North Carolina has been a hub of technological development ever since the 1950s, when a confluence of local universities led observers to refer to a nine-county region in the state as the “Research Triangle.”

“The Triangle has the jet stream of academia — you’ve got Duke, UNC Chapel Hill, North Carolina State University,” said Evan Schechtman, the founder of immersive media company The Cuttlefish and a former New York City resident who moved to North Carolina six years ago. “A lot of people come down here from all over the country, and now they’re staying, and that’s the thing that no one really expected.”
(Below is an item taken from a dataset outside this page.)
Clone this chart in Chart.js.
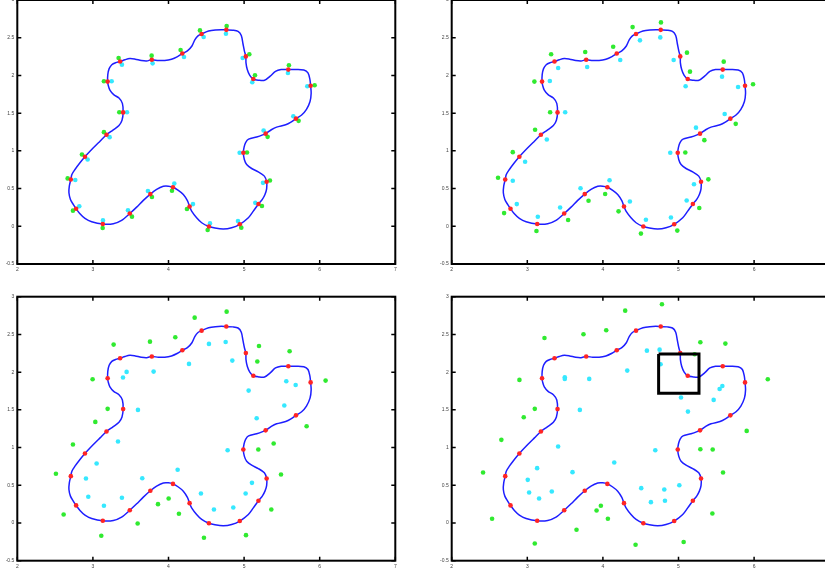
<!DOCTYPE html>
<html><head><meta charset="utf-8">
<script src="https://cdn.jsdelivr.net/npm/chart.js@4.4.0/dist/chart.umd.min.js"></script>
<style>
html,body{margin:0;padding:0;background:#fff;width:825px;height:575px;overflow:hidden;position:relative}
canvas{position:absolute}
</style></head><body>
<canvas id="p1"></canvas><canvas id="p2"></canvas><canvas id="p3"></canvas><canvas id="p4"></canvas>
<script>
const xTicks = [2, 3, 4, 5, 6, 7];
const yTicks = [-0.5, 0, 0.5, 1, 1.5, 2, 2.5, 3];

const curveX = [4.765,4.70,4.62,4.53,4.438,4.39,4.35,4.31,4.25,4.183,4.12,4.04,3.95,3.865,3.779,3.71,3.64,3.56,3.49,3.425,3.360,3.30,3.25,3.215,3.197,3.195,3.203,3.225,3.275,3.345,3.39,3.400,3.385,3.345,3.265,3.180,3.094,3.006,2.895,2.829,2.763,2.722,2.708,2.688,2.683,2.703,2.740,2.778,2.829,2.895,2.984,3.131,3.270,3.380,3.488,3.579,3.667,3.760,3.843,3.932,3.998,4.059,4.130,4.196,4.250,4.279,4.306,4.372,4.439,4.535,4.615,4.725,4.835,4.943,5.056,5.122,5.190,5.241,5.276,5.298,5.298,5.268,5.188,5.100,5.034,5.003,4.990,5.000,5.02,5.06,5.166,5.285,5.36,5.43,5.55,5.62,5.686,5.761,5.825,5.872,5.887,5.880,5.870,5.845,5.79,5.69,5.585,5.49,5.415,5.345,5.27,5.19,5.122,5.075,5.042,5.025,5.023,5.005,4.985,4.963,4.92,4.85,4.765];
const curveY = [2.604,2.607,2.603,2.588,2.550,2.525,2.475,2.39,2.325,2.290,2.25,2.215,2.198,2.198,2.207,2.192,2.198,2.215,2.223,2.208,2.184,2.168,2.142,2.09,2.01,1.918,1.868,1.805,1.745,1.70,1.63,1.510,1.405,1.335,1.275,1.213,1.128,1.040,0.922,0.842,0.753,0.687,0.621,0.533,0.444,0.356,0.290,0.233,0.166,0.104,0.060,0.030,0.034,0.078,0.169,0.254,0.343,0.427,0.490,0.530,0.532,0.518,0.477,0.422,0.340,0.263,0.201,0.113,0.047,-0.003,-0.024,-0.037,-0.020,0.026,0.113,0.201,0.295,0.356,0.422,0.495,0.590,0.665,0.722,0.766,0.819,0.886,0.975,1.05,1.11,1.155,1.183,1.228,1.28,1.315,1.345,1.38,1.427,1.475,1.55,1.655,1.765,1.864,1.95,2.035,2.072,2.078,2.077,2.078,2.055,1.99,1.935,1.937,1.952,2.0,2.078,2.166,2.252,2.32,2.42,2.53,2.585,2.60,2.604];

const redX = [4.765,4.438,4.183,3.779,3.360,3.195,3.400,3.180,2.895,2.708,2.778,3.131,3.488,3.760,4.059,4.279,4.535,4.943,5.190,5.298,4.990,5.285,5.686,5.880,5.585,5.122,5.023];
const redY = [2.604,2.550,2.290,2.207,2.184,1.918,1.510,1.213,0.922,0.621,0.233,0.030,0.169,0.427,0.518,0.263,-0.003,0.026,0.295,0.590,0.975,1.228,1.427,1.864,2.077,1.952,2.252];

const green1X = [4.769,4.416,4.160,3.777,3.340,3.146,3.349,3.146,2.855,2.666,2.736,3.129,3.517,3.781,4.046,4.244,4.518,4.963,5.236,5.342,5.038,5.311,5.721,5.933,5.593,5.144,5.069];
const green1Y = [2.654,2.597,2.337,2.262,2.231,1.922,1.512,1.248,0.952,0.635,0.207,-0.022,0.128,0.388,0.472,0.229,-0.049,-0.018,0.269,0.608,0.979,1.186,1.398,1.869,2.134,2.002,2.280];
const cyan1X = [4.760,4.465,4.205,3.790,3.384,3.248,3.451,3.221,2.930,2.767,2.820,3.133,3.464,3.728,4.077,4.324,4.549,4.919,5.148,5.250,4.941,5.258,5.651,5.836,5.580,5.108,4.981];
const cyan1Y = [2.553,2.509,2.244,2.160,2.143,1.922,1.512,1.182,0.886,0.613,0.265,0.078,0.212,0.467,0.567,0.294,0.038,0.069,0.311,0.576,0.974,1.270,1.459,1.856,2.033,1.909,2.231];

const green2X = [4.768,4.393,4.136,3.766,3.315,3.094,3.302,3.103,2.808,2.613,2.693,3.121,3.540,3.810,4.030,4.207,4.503,4.984,5.275,5.395,5.090,5.342,5.757,5.986,5.598,5.152,5.112];
const green2Y = [2.703,2.641,2.381,2.310,2.280,1.918,1.512,1.279,0.983,0.644,0.175,-0.062,0.084,0.339,0.428,0.198,-0.097,-0.057,0.242,0.622,0.979,1.142,1.358,1.883,2.183,2.050,2.302];
const cyan2X = [4.759,4.490,4.229,3.792,3.408,3.298,3.501,3.258,2.971,2.808,2.861,3.139,3.434,3.704,4.088,4.357,4.569,4.900,5.108,5.205,4.891,5.231,5.611,5.788,5.576,5.094,4.936];
const cyan2Y = [2.504,2.465,2.205,2.112,2.099,1.927,1.512,1.151,0.855,0.603,0.294,0.126,0.250,0.505,0.611,0.329,0.087,0.117,0.342,0.558,0.974,1.308,1.489,1.847,1.984,1.856,2.205];

const green3X = [4.769,4.346,4.090,3.755,3.274,2.996,3.195,3.032,2.736,2.511,2.613,3.111,3.592,3.861,4.002,4.138,4.469,5.025,5.360,5.488,5.188,5.391,5.827,6.078,5.602,5.175,5.197];
const green3Y = [2.802,2.722,2.462,2.404,2.365,1.906,1.513,1.340,1.040,0.652,0.113,-0.170,-0.006,0.250,0.325,0.122,-0.196,-0.161,0.179,0.643,0.974,1.053,1.283,1.888,2.276,2.140,2.347];
const cyan3X = [4.756,4.535,4.271,3.803,3.446,3.398,3.596,3.332,3.049,2.908,2.939,3.146,3.384,3.653,4.121,4.429,4.601,4.857,5.020,5.104,4.782,5.166,5.532,5.682,5.558,5.060,4.844];
const cyan3Y = [2.400,2.374,2.109,2.007,2.003,1.928,1.499,1.080,0.789,0.590,0.347,0.228,0.334,0.594,0.705,0.391,0.179,0.206,0.391,0.532,0.965,1.389,1.557,1.830,1.879,1.755,2.153];

const green4X = [4.781,4.295,4.044,3.743,3.227,5.289,5.620,5.214,6.181,2.896,3.099,2.953,5.902,2.657,5.289,5.452,5.589,2.415,2.534,3.973,3.916,4.066,3.651,3.099,4.432,5.068,5.448];
const green4Y = [2.899,2.815,2.555,2.502,2.453,2.396,2.378,2.237,1.906,1.897,1.513,1.402,1.221,1.102,0.978,0.974,0.669,0.669,0.056,0.228,0.166,0.056,-0.090,-0.271,-0.289,-0.253,0.126];
const cyan4X = [4.582,4.750,4.763,4.322,3.496,3.496,3.819,5.033,5.465,5.544,5.580,5.125,3.695,3.408,4.693,4.150,3.130,3.598,3.006,3.024,3.156,3.324,4.507,4.812,5.011,4.821,4.635];
const cyan4Y = [2.285,2.298,2.104,2.020,1.932,1.910,1.910,1.663,1.632,1.777,1.817,1.477,1.499,1.014,0.965,0.802,0.727,0.674,0.572,0.404,0.325,0.418,0.462,0.444,0.501,0.294,0.276];

const boxX = [4.737, 5.271, 5.271, 4.737, 4.737];
const boxY = [2.241, 2.241, 1.720, 1.720, 2.241];

const pts = (xs, ys) => xs.map((v, i) => ({x: v, y: ys[i]}));

const frame = {
  id: 'frame',
  afterDraw(chart) {
    const {ctx, chartArea: a, scales: {x, y}} = chart;
    ctx.save();
    ctx.strokeStyle = '#000';
    ctx.lineWidth = 2;
    ctx.strokeRect(a.left, a.top, a.right - a.left, a.bottom - a.top);
    ctx.lineWidth = 1.5;
    ctx.beginPath();
    x.ticks.forEach(t => { const p = x.getPixelForValue(t.value);
      ctx.moveTo(p, a.bottom); ctx.lineTo(p, a.bottom - 4);
      ctx.moveTo(p, a.top); ctx.lineTo(p, a.top + 4); });
    y.ticks.forEach(t => { const p = y.getPixelForValue(t.value);
      ctx.moveTo(a.left, p); ctx.lineTo(a.left + 4, p);
      ctx.moveTo(a.right, p); ctx.lineTo(a.right - 4, p); });
    ctx.stroke();
    ctx.restore();
  }
};

Chart.defaults.font.family = "'Liberation Sans', Arial, sans-serif";

function panel(id, col, row, gX, gY, cX, cY, withBox) {
  const cv = document.getElementById(id);
  const W = 420, YW = col ? 17.7 : 17.3, XH = 14, PH = 264, PW = 378;
  const plotTop = row ? 296.7 : 0;
  const top = row ? 277 : -10;
  const padTop = plotTop - top;
  const H = Math.ceil(padTop + PH + XH);
  const padBottom = H - (padTop + PH + XH);
  const left = col ? 434 : 0;
  cv.width = W; cv.height = H;
  cv.style.left = left + 'px'; cv.style.top = top + 'px';
  cv.style.width = W + 'px'; cv.style.height = H + 'px';
  const dot = (data, color, order) => ({data, showLine: false, pointRadius: 2.3, pointHoverRadius: 2.3,
    pointBackgroundColor: color, pointBorderWidth: 0, pointBorderColor: color, order});
  const datasets = [
    {data: pts(curveX, curveY), showLine: true, borderColor: '#1e1eff', borderWidth: 1.5, pointRadius: 0,
      tension: 0.3, fill: false, order: 1},
    dot(pts(redX, redY), '#ff2424', 0),
    dot(pts(gX, gY), '#30ea30', 2),
    dot(pts(cX, cY), '#36e8ff', 2)
  ];
  if (withBox) datasets.push({data: pts(boxX, boxY), showLine: true, borderColor: '#000', borderWidth: 3,
    pointRadius: 0, tension: 0, fill: false, order: -1});
  new Chart(cv, {
    type: 'scatter',
    data: {datasets},
    plugins: [frame],
    options: {
      responsive: false, animation: false, devicePixelRatio: 1, events: [],
      layout: {autoPadding: false, padding: {left: 0, top: padTop, right: W - YW - PW, bottom: padBottom}},
      plugins: {legend: {display: false}, tooltip: {enabled: false}},
      scales: {
        x: {type: 'linear', min: 2, max: 7,
          grid: {display: false, drawTicks: false}, border: {display: false},
          ticks: {font: {size: 5}, color: '#444', padding: 3, maxRotation: 0, autoSkip: false, callback: v => String(v)},
          afterBuildTicks: s => { s.ticks = xTicks.map(v => ({value: v})); },
          afterFit: s => { s.height = XH; s.paddingLeft = 0; s.paddingRight = 0; s.paddingTop = 0; s.paddingBottom = 0; }},
        y: {type: 'linear', min: -0.5, max: 3,
          grid: {display: false, drawTicks: false}, border: {display: false},
          ticks: {font: {size: 5}, color: '#444', padding: 3, autoSkip: false, callback: v => String(v)},
          afterBuildTicks: s => { s.ticks = yTicks.map(v => ({value: v})); },
          afterFit: s => { s.width = YW; s.paddingLeft = 0; s.paddingRight = 0; s.paddingTop = 0; s.paddingBottom = 0; }}
      }
    }
  });
}

panel('p1', 0, 0, green1X, green1Y, cyan1X, cyan1Y, false);
panel('p2', 1, 0, green2X, green2Y, cyan2X, cyan2Y, false);
panel('p3', 0, 1, green3X, green3Y, cyan3X, cyan3Y, false);
panel('p4', 1, 1, green4X, green4Y, cyan4X, cyan4Y, true);
</script>
</body></html>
Indeed, over the past two years, North Carolina has become a place to be for developers, designers and other individuals looking for jobs in and around big tech. In April 2021, Apple announced that it would be investing $1 billion into the construction of a new campus in the Research Triangle area; the decision followed Epic Games’ announcement of plans to convert a defunct shopping mall in Cary, North Carolina, into its new headquarters.

North Carolina is attractive to metaverse-minded companies in part because of its relatively powerful network infrastructure, particularly in the capital city of Raleigh.

“It’s a test city for a lot of stuff,” said Lewis Smithingham, SVP of innovation and creative solutions at the digital marketing and advertising services firm Media.Monks, who moved from New York to Raleigh during the COVID-19 pandemic. “I have Google Fiber for $400, which is outrageous.”

“Everyone’s laying perfect fiber,” Shechtman said, “not to mention the weather has some effect on bandwidth.”

Indeed, as the COVID-19 pandemic forced the workforce to go fully remote, the presence of high-powered network infrastructure around Raleigh helped attract workers from high-bandwidth companies in the tech, social media and gaming sectors — all precursors of the metaverse — to the region. The influx has created new networking opportunities for individuals like Smithingham, who said that he was convinced to move to North Carolina after running into a slew of tech-industry workers in the airport lounge during his first visit to the state.

“A Lenovo client walked through the door, an AI researcher walked through the door and somebody at Epic Games who had been ignoring my email for two weeks walked in the door and sat down next to me,” he said.

It helps that the North Carolina government is consciously supporting the development of tech-focused businesses in the state. In addition to the state government’s subsidy deal with Apple — which turned heads for promising the company up to $846 million in funding over the next 39 years — North Carolina established a $5 million grant fund for esports in partnership with Subnation, an esports entertainment holding company, making it the first U.S. state to officially incentivize esports in this way.

“In December, we partnered with the state of North Carolina and Representative [Jason] Saine to issue the first-ever esports and gaming tax credit, which is a massive part of helping municipalities,” said Subnation co-founder Seven Volpone. “That spread to other municipalities within the United States, Canada and now overseas.”

At the end of the day, what excites residents like Smithingham and Schechtman most isn’t the presence of tech companies in North Carolina — it’s the talent that those companies will inevitably draw to and nurture in the region as it becomes the Silicon Valley (or at least a Silicon Valley) of the metaverse. Schechtman sees parallels between the current growth of the region and the early companies leading the tech industry in Northern California.

“When they really started pumping, the innovation didn’t come from those companies anymore; it came from the people who work at those companies all meeting each other, leaving and going and chasing other dreams. Applied Magic, Palm, Handspring — they all came out of a bunch of brilliant people from different places,” Schechtman said.

“I think we’re in a 30-mile area with the foremost AI researchers, the foremost machine learning researchers, just literal access to the metaverse, just the ability to access grinding, huge computations,” Smithingham said. “And then you throw Epic Games on it, and it’s like gas on the fire.”